Nächste Station der Stadtführung ist das Glockenspiel der Garnisonkirche, errichtet auf Initiative von Bundeswehroffizieren, »die inzwischen als rechtsextrem eingestuft werden«, erfahren die Teilnehmer. Dass dieses Glockenspiel neuerdings unter Denkmalschutz steht, behagt Carsten Linke nicht. Gelten lassen würde er das allenfalls als Beispiel dafür, »wie sich der rechtsextreme Geist in Potsdam einschleichen konnte«.

Pfarrer Martin Vogel, Theologischer Vorstand der evangelischen Stiftung für den umstrittenen Wiederaufbau der Potsdamer Garnisonkirche, läuft bei dem Spaziergang mit. Er sei neugierig auf den interessanten historischen Zusammenhang zwischen Religion und Militär, erklärt er dies. Eine Kirche, die 1989 maßgeblich zum friedlichen Verlauf der Wende beigetragen habe, die habe 60 oder 70 Jahre zuvor eine ganz andere Rolle gespielt, sagt Vogel. Dies erscheine ihm untersuchenswert. Insofern halte er eine Veranstaltung zum Thema Religion und Friedfertigkeit für berechtigt.

Ob dies einfach damit zusammenhängt, dass die Kirchen im Klassenstaat zur Machtelite gehören, während dies in der DDR nicht der Fall war? Zeit, darüber nachzudenken, bleibt, bis der kleine Zug das Deserteursdenkmal auf dem Platz der Einheit erreicht. In Potsdams Partnerstadt Bonn durfte es nicht aufgestellt werden, in Potsdam fand es einen Platz, ist hier aber Anfeindungen ausgesetzt, sagt Linke, für den es prinzipiell ein Recht zu desertieren gibt. Veranstaltungen im Schatten des Denkmals tauchen im Verfassungsschutzbericht auf.

An dem zu DDR-Zeiten aufgestellten Denkmal gegen Faschismus und Krieg geht Linke achtlos vorbei zu der Stelle, an der früher eine Synagoge stand. Sie sei in der sogenannten Kristallnacht 1938 zerstört und ausgeplündert worden, aber nicht angezündet, wie es Synagogen damals anderswo erging. Die Brandstiftung blieb aus, damit nebenan »die schöne Post nicht mit abbrennt«.

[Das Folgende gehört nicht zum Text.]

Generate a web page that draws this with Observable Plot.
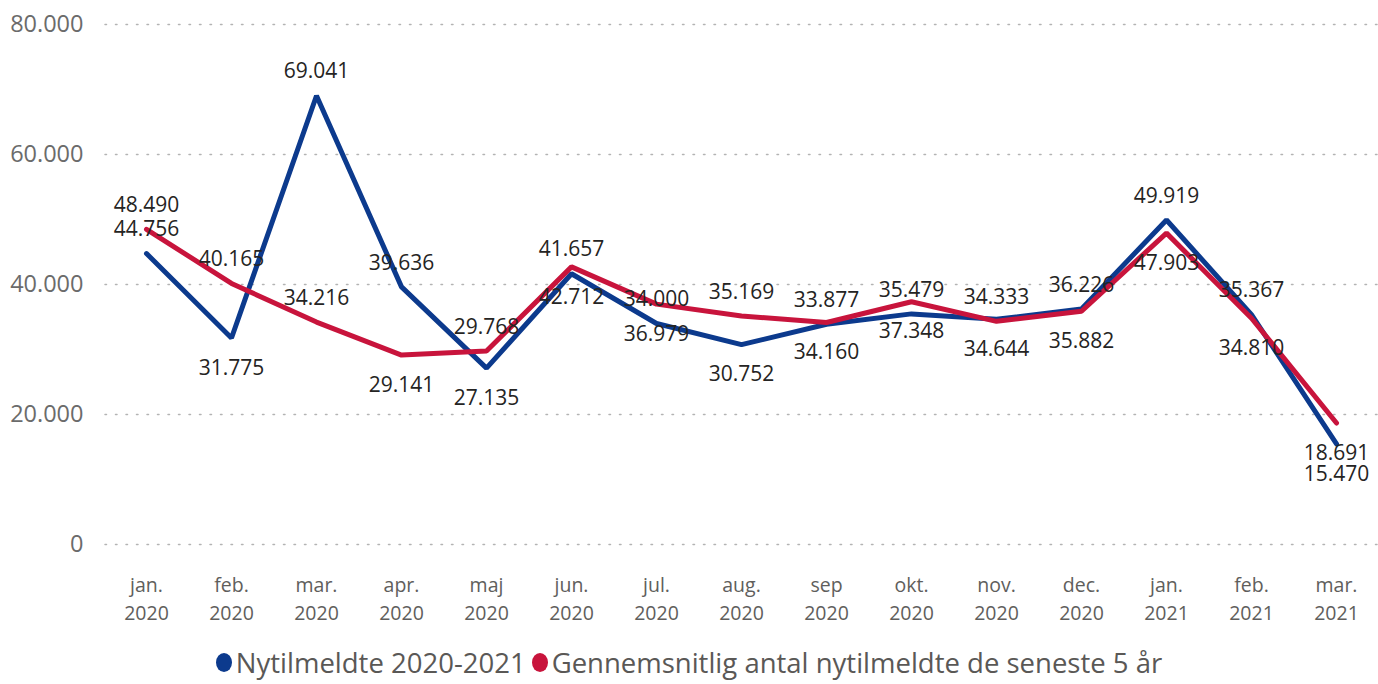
<!DOCTYPE html>
<html>
<head>
<meta charset="utf-8">
<script src="https://cdn.jsdelivr.net/npm/d3@7"></script>
<script src="https://cdn.jsdelivr.net/npm/@observablehq/plot@0.6"></script>
<style>
  html, body { margin: 0; padding: 0; background: #fff; }
  #chart svg { display: block; }
  .legend { display: flex; justify-content: center; align-items: center; height: 44px; font-family: "Open Sans", "Noto Sans", sans-serif; font-size: 27.5px; color: #5a5856; }
  .legend .item { display: flex; align-items: center; margin: 0 3px; }
  .legend .dot { width: 16px; height: 19px; border-radius: 50%; display: inline-block; margin-right: 4px; }
</style>
</head>
<body>
<div id="chart"></div>
<script>
const months = ["jan.\n2020","feb.\n2020","mar.\n2020","apr.\n2020","maj\n2020","jun.\n2020","jul.\n2020","aug.\n2020","sep\n2020","okt.\n2020","nov.\n2020","dec.\n2020","jan.\n2021","feb.\n2021","mar.\n2021"];
const nytilmeldte = [44756, 31775, 69041, 39636, 27135, 41657, 34000, 30752, 33877, 35479, 34644, 36226, 49919, 35367, 15470];
const gennemsnit = [48490, 40165, 34216, 29141, 29768, 42712, 36979, 35169, 34160, 37348, 34333, 35882, 47903, 34810, 18691];
const seriesNames = ["Nytilmeldte 2020-2021", "Gennemsnitlig antal nytilmeldte de seneste 5 år"];
const seriesColors = ["#0C3A8D", "#C8143C"];
const yTicks = [0, 20000, 40000, 60000, 80000];
// label side per point ("a" = above, "b" = below)
const nytilmeldteLabelSide = ["a","b","a","a","b","a","a","b","a","a","b","a","a","a","b"];
const gennemsnitLabelSide  = ["a","a","a","b","a","b","b","a","b","b","a","b","b","b","b"];

const fmt = d3.formatLocale({decimal: ",", thousands: ".", grouping: [3], currency: ["", ""]}).format(",");

const rows = [];
months.forEach((m, i) => {
  rows.push({month: m, value: nytilmeldte[i], series: seriesNames[0], side: nytilmeldteLabelSide[i]});
  rows.push({month: m, value: gennemsnit[i], series: seriesNames[1], side: gennemsnitLabelSide[i]});
});

const font = '"Open Sans", "Noto Sans", sans-serif';
const labelStyle = {fill: "#252423", fontSize: 21, fontFamily: font};

const plot = Plot.plot({
  width: 1378,
  height: 640,
  marginLeft: 105,
  marginRight: 0,
  marginTop: 24,
  marginBottom: 96,
  style: {fontFamily: font, background: "#fff"},
  x: {type: "point", domain: months, range: [140, 1341], padding: 0},
  y: {domain: [0, 80000]},
  color: {domain: seriesNames, range: seriesColors},
  marks: [
    Plot.ruleY(yTicks, {stroke: "#B3B3B3", strokeWidth: 1.5, strokeDasharray: "1.5,9", strokeLinecap: "round"}),
    Plot.axisY({ticks: yTicks, tickSize: 0, tickPadding: 22, tickFormat: fmt, fontSize: 23.5, fill: "#6b6b6b", label: null}),
    Plot.axisX({tickSize: 0, tickPadding: 27, fontSize: 19.5, fill: "#605E5C", lineHeight: 1.45, label: null}),
    Plot.line(rows, {x: "month", y: "value", z: "series", stroke: "series", strokeWidth: 5, strokeLinejoin: "miter", strokeLinecap: "round"}),
    Plot.text(rows.filter(d => d.side === "a"), {x: "month", y: "value", text: d => fmt(d.value), dy: -24, ...labelStyle}),
    Plot.text(rows.filter(d => d.side === "b"), {x: "month", y: "value", text: d => fmt(d.value), dy: 30, ...labelStyle})
  ]
});
document.getElementById("chart").appendChild(plot);

const legend = document.createElement("div");
legend.className = "legend";
seriesNames.forEach((name, i) => {
  const item = document.createElement("span");
  item.className = "item";
  const dot = document.createElement("span");
  dot.className = "dot";
  dot.style.background = seriesColors[i];
  item.appendChild(dot);
  item.appendChild(document.createTextNode(name));
  legend.appendChild(item);
});
document.getElementById("chart").appendChild(legend);
</script>
</body>
</html>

Auch die Künstlerin Annette Paul hört Carsten Linke zu. Sie stamme aus der christlichen Friedensbewegung der DDR, sagt sie. Das Motto lautete damals: »Frieden schaffen ohne Waffen«.Sie war es, die vor Jahren die Idee hatte, am Landtag einen barocken Schriftzug in französischer Sprache anzubringen, der den Touristen erläutert: »Dies ist kein Schloss«. Denn die Fassade des Landtags ist dem Potsdamer Stadtschloss nachempfunden, das einst an dieser Stelle stand. Nun engagiert sich Paul gegen den laufenden Wiederaufbau der Garnisonkirche. Auch angesichts der beträchtlichen Höhe, die der Kirchturm bereits erreicht hat, will sie nicht aufgeben. Man könne den Weiterbau stoppen und die Kirche als unfertiges Mahnmal ihrer problematischen Geschichte auf die Einwohner und Besucher von Potsdam wirken lassen.